Mais cette terre étrangère ne pouvait jamais être une patrie pour son cœur. Elle partage pendant sept années avec Etzel le trône du pays des Huns, et c’est alors seulement qu’elle devient mère d’un fils qui est baptisé sous le nom d’Ortlieb ; puis s’écoulent encore six autres années. Il s’en était donc passé vingt-six depuis le jour où Sigfrid avait été frappé dans l’Odenwald, au bord de la source.
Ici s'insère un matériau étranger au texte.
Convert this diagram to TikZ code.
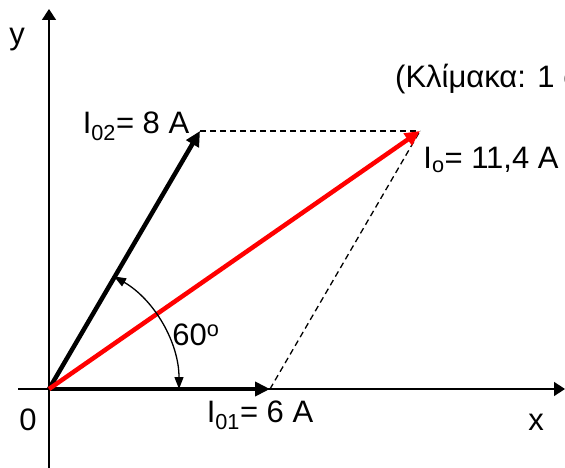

Le moment de la vengeance est venu.

« De longues et nombreuses années se sont écoulées, dit-elle un jour à Etzel, depuis que j’ai mis le pied sur cette terre étrangère, et jamais, depuis lors, je n’ai revu un seul de mes nobles alliés ; il m’est impossible de supporter plus long-temps l’absence de mes parents, car on dit déjà autour de nous, voyant que nul des miens ne me visite, que je suis une fugitive et une proscrite, sans famille ni patrie. » Etzel consent à faire naître pour Chriemhilt l’occasion de revoir ses frères, ses alliés et ses vassaux. En conséquence, elle le prie de les inviter à une fête. Le roi dépêche sans retard vers Worms les héros-bardes attachés à sa cour.